2. It should be a no-fly zone, not a war on the Qaddafi regime. Qaddafi tank columns should be interdicted from moving on Benghazi or Tobruk. But tanks just sitting around in Tripoli should not be targeted.

3. Once the no-fly zone is in place and Benghazi and points east are protected from reprisals, brokers should intervene to negotiate a diplomatic solution.

4. Officers who committed war crimes, as with ordering live fire on civilian crowds, must be prosecuted, but not everyone in the Libyan military should be tarred with that brush.

5. Amnesty might be offered to pro-Qaddafi officers and politicians provided they break with the dictator and send him into exile, as happened in Egypt and Tunisia. It is desirable that there be some continuity between the old regime and the new one, and that tribal factionalism and feuds and reprisals be avoided.

6. Countries opposed to or lukewarm toward the no-fly zone, but which are themselves democracies, such as India, Algeria and Russia, could be enlisted to meet with the officer corps in Tripoli and impress on them the need for a transition to parliamentary elections.

It is not impossible that there will be an outcome the world can live with, as happened in Bosnia and in Kosovo. In both places, local forces took the lead on the ground. Kosovo as a state originated in an externally enforced no fly zone.

That the world community has intervened in Libya but not in say, Yemen and Bahrain, has raised cries of hypocrisy.
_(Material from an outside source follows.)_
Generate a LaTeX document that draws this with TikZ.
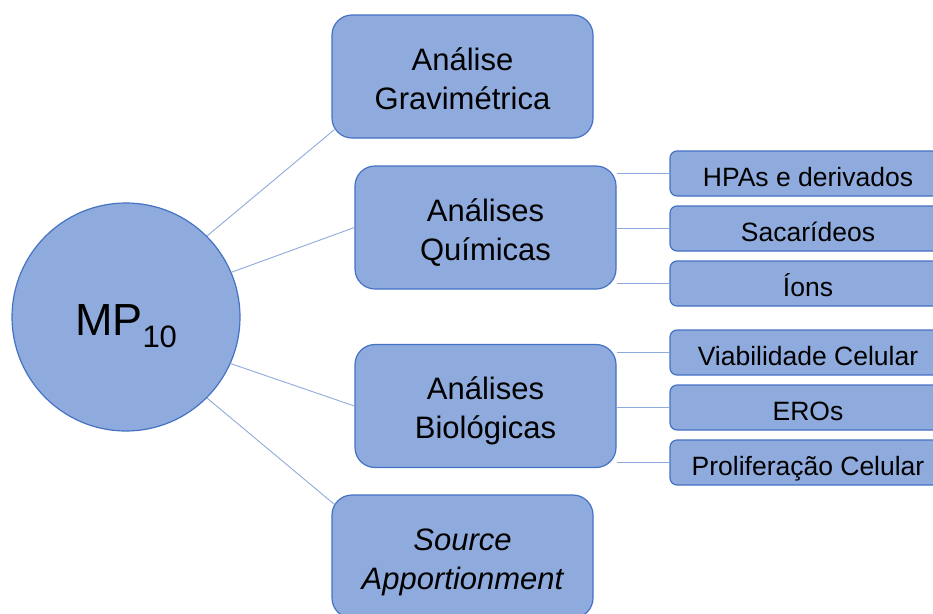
\documentclass[tikz,border=0pt]{standalone}
\usepackage{fontspec}
\setmainfont{Liberation Sans}
\usetikzlibrary{calc}
\definecolor{boxfill}{HTML}{8FAADC}
\definecolor{boxline}{HTML}{4472C4}
\definecolor{conn}{HTML}{8FAADC}
\newcommand{\mytopstrut}{\rule{0pt}{34.5pt}}
\newcommand{\mybotstrut}{\rule[-7.75pt]{0pt}{7.75pt}}
\begin{document}
\begin{tikzpicture}[x=1pt,y=-1pt,
  bigbox/.style={draw=boxline,fill=boxfill,line width=1.2pt,rounded corners=20pt,
    minimum width=261pt,minimum height=123pt,inner sep=0pt,align=center,
    font=\fontsize{31}{39}\selectfont},
  smallbox/.style={draw=boxline,fill=boxfill,line width=1.2pt,rounded corners=7pt,
    minimum width=276pt,minimum height=45pt,inner sep=0pt,text height=26pt,text depth=0pt,
    font=\fontsize{26.5}{30}\selectfont},
  hub/.style={circle,draw=boxline,fill=boxfill,line width=1.2pt,minimum size=228pt,inner sep=0pt,
    text height=36pt,text depth=0pt,font=\fontsize{45}{50}\selectfont},
  link/.style={draw=conn,line width=0.9pt}]
\clip (0,0) rectangle (933,613);
\node[hub] (c) at (126,317) {MP\raisebox{-12pt}{\fontsize{31}{31}\selectfont 10}};
\node[bigbox] (b1) at (462.5,76.5) {\mytopstrut Análise\\Gravimétrica\mybotstrut};
\node[bigbox] (b2) at (485.5,227.5) {\mytopstrut Análises\\Químicas\mybotstrut};
\node[bigbox] (b3) at (485.5,406) {\mytopstrut Análises\\Biológicas\mybotstrut};
\node[bigbox] (b4) at (462.5,556.5) {\mytopstrut\itshape Source\\\itshape Apportionment\mybotstrut};
\node[smallbox] (s1) at (808,173.5) {HPAs e derivados};
\node[smallbox] (s2) at (808,228.5) {Sacarídeos};
\node[smallbox] (s3) at (808,283.5) {Íons};
\node[smallbox] (s4) at (808,352.5) {Viabilidade Celular};
\node[smallbox] (s5) at (808,407.5) {EROs};
\node[smallbox] (s6) at (808,462.5) {Proliferação Celular};
\draw[link] (c.45) -- ($(b1.south west)+(3,-9)$);
\draw[link] (c.23.5) -- (b2.west);
\draw[link] (c.-24) -- (b3.west);
\draw[link] (c.-45) -- ($(b4.north west)+(3,10)$);
\foreach \s in {s1,s2,s3} \draw[link] (\s.west -| b2.east) -- (\s.west);
\foreach \s in {s4,s5,s6} \draw[link] (\s.west -| b3.east) -- (\s.west);
\end{tikzpicture}
\end{document}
These charges are largely deserved. It is worth noting, however, that nowhere else in the Arab world where there have been widespread protests has the regime consistently responded with such massive brutality as in Libya. Yemen, with the sniper massacre of crowds on Friday, is moving in that direction, but Qaddafi has likely killed thousands since February 17, not just dozens.
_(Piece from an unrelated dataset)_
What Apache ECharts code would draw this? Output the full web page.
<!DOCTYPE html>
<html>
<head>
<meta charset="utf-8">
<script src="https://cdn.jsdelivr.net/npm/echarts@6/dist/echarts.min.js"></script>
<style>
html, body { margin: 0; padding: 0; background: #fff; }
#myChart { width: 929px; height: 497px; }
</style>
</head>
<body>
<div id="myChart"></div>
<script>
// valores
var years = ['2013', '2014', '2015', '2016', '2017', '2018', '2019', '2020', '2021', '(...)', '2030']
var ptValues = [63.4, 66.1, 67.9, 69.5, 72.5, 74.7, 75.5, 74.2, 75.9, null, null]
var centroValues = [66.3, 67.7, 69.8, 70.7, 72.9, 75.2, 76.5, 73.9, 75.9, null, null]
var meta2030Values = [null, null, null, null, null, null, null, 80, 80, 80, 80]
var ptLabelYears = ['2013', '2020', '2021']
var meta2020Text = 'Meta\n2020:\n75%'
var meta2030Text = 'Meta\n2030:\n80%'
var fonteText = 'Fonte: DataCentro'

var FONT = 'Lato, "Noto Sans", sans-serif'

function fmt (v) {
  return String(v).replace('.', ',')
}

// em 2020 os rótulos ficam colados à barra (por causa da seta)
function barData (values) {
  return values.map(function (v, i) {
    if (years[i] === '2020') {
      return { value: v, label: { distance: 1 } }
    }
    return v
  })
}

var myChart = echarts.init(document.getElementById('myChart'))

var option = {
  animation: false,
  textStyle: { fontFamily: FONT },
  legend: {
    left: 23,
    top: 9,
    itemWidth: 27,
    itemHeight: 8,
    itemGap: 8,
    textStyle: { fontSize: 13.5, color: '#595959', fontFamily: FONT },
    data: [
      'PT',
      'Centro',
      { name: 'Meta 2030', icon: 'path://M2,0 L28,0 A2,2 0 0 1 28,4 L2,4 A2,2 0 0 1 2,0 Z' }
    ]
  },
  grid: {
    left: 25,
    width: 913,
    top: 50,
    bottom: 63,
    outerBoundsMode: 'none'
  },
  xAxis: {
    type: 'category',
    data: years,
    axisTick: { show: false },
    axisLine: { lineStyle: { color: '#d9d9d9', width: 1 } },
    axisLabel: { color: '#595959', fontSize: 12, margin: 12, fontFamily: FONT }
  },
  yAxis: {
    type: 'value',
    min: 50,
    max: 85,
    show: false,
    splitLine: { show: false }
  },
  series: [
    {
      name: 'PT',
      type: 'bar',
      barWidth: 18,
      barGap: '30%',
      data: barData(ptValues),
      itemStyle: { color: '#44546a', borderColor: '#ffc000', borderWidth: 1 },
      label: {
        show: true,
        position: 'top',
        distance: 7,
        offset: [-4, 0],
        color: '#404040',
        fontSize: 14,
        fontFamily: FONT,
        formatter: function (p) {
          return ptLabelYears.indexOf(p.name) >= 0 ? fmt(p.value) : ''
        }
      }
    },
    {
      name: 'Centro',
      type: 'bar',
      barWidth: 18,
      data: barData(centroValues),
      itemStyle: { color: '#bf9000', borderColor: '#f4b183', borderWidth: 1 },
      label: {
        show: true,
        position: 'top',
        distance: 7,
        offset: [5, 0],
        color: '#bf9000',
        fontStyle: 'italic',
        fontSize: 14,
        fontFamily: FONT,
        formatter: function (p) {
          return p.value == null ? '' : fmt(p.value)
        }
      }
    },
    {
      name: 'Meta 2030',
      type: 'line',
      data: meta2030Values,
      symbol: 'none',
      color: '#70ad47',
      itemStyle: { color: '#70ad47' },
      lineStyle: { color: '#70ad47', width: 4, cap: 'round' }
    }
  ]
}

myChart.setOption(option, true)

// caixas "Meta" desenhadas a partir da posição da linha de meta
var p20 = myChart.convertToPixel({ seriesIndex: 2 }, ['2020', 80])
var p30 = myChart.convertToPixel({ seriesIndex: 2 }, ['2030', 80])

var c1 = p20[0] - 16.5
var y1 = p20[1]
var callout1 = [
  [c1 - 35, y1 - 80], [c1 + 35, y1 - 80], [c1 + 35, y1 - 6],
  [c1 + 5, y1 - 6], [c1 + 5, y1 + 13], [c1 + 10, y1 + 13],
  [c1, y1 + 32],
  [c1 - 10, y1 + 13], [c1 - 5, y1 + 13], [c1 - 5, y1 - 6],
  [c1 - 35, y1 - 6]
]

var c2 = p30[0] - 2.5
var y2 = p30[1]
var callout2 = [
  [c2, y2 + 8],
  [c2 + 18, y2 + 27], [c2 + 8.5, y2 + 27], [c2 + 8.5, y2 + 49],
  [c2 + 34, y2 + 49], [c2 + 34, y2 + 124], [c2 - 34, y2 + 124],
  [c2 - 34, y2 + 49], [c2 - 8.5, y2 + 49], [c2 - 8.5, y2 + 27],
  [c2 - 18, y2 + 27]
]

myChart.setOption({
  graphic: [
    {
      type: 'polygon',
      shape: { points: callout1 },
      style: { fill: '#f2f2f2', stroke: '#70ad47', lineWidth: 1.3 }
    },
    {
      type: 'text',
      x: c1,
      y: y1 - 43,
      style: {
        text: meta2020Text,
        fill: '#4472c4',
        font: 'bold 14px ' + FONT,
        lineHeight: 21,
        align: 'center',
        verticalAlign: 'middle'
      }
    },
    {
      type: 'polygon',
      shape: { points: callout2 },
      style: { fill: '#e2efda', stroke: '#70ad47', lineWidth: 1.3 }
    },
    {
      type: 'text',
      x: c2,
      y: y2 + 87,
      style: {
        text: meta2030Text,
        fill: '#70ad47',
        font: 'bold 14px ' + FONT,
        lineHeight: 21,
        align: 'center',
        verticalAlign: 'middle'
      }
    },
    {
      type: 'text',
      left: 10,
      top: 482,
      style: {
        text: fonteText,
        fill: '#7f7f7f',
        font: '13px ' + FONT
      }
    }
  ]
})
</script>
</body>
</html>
From February 17, a peaceful protest movement broke out throughout Libya. Civilian crowds gathered without violence downtown, in Benghazi, Tobruk, Dirna, Zawiya, Zuara and even in the outskirts of Tripoli as in the working class town of Tajoura. City notables and military men in the east of the country formed a provisional government. Many diplomats declared for the provisional government, as did many officers and even cabinet members.
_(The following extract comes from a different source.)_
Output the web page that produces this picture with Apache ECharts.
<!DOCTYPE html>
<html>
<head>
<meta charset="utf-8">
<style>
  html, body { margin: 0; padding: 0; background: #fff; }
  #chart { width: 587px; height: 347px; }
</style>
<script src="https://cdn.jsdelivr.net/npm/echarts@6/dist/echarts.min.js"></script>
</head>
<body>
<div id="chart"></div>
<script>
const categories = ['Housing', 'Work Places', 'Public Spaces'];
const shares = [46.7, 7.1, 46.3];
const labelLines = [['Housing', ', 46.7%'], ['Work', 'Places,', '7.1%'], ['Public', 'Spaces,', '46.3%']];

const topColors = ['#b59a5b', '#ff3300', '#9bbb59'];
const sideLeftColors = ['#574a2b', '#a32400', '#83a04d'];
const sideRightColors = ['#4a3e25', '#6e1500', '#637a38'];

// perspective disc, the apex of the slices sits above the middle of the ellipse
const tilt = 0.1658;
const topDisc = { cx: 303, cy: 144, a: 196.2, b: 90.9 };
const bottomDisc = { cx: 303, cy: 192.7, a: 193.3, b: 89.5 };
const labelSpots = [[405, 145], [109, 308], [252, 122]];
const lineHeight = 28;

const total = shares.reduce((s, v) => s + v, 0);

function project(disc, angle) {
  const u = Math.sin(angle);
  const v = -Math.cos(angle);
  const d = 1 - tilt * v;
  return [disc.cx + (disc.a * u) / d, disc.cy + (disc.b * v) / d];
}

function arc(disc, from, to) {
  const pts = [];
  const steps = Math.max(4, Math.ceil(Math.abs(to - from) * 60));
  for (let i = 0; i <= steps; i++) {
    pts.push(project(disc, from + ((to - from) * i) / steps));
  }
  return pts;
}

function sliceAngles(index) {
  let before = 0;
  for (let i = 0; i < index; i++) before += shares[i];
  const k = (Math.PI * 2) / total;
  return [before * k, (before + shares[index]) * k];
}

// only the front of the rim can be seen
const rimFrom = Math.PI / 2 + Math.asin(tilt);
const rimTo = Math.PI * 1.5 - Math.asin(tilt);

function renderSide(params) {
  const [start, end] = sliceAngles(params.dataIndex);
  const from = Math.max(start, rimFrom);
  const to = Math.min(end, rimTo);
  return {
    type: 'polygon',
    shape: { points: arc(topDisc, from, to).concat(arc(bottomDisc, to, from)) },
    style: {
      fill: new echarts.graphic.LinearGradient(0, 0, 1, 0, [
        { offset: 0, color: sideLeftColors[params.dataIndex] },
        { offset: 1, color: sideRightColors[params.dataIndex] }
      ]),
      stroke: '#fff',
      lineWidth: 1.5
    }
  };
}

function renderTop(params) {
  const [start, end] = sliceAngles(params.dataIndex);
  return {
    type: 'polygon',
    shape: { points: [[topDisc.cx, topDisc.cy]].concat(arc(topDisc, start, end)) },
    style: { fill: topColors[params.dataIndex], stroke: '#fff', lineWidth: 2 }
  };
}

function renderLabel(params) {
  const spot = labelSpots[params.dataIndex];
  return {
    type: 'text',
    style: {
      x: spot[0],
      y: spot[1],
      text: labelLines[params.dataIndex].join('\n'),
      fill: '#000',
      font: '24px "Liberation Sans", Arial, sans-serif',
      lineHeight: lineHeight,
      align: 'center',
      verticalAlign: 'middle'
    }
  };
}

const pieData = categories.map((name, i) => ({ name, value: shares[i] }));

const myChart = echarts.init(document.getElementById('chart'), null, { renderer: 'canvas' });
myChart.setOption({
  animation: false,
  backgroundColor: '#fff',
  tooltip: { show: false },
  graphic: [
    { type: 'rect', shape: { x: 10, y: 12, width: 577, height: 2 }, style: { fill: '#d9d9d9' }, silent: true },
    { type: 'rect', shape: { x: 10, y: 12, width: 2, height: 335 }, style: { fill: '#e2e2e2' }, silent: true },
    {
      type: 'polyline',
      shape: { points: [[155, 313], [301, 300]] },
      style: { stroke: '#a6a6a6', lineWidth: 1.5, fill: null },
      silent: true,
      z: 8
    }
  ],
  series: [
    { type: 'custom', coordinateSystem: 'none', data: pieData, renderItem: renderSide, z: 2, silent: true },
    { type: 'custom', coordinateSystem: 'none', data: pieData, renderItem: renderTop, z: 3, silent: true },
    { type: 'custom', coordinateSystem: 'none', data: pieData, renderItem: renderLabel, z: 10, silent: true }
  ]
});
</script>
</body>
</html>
The Qaddafi regime responded with brutal violence to these non-violent protests. Early on, live fire was used against protesters in Tripoli itself. Last week, convoys of tanks rolled into Zawiya, supported by heavy artillery, firing on civilian crowds and on civilian apartment buildings. The tanks occupied the city center, and there are reports of a mass grave of the protesters. They were just protesters. They were easily defeated because they did not know, and most of them still do not know, how to handle a weapon. There were large numbers of self-inflicted gunshot wounds in the rebel ranks.

A reporter on the scene in Zawiya spoke of ‘large numbers of deaths’ and a ‘massacre.’

The Zawiya scenario was repeated, in Zuara to its west, and in Misrata to its east (Misrata, a city of 600,000 and Libya’s third largest, appears to have fallen to Qaddafi this weekend, with his tanks occupying the city center in a dreary repetition of the death and destruction at Zawiya earlier).

Libya began as a protest. Some of the protesters (apparently only a few thousand) were turned into armed rebels as they sought to defend themselves. Qaddafi responded to the protest movement by firing tank and artillery shells at the protesters and at infrastructure in the rebel cities. Many are without water and electricity, creating a humanitarian crisis.

NATO military forces flying in response to the UNSC resolution must seek to replicate the successes in Kosovo and not the failures in Iraq.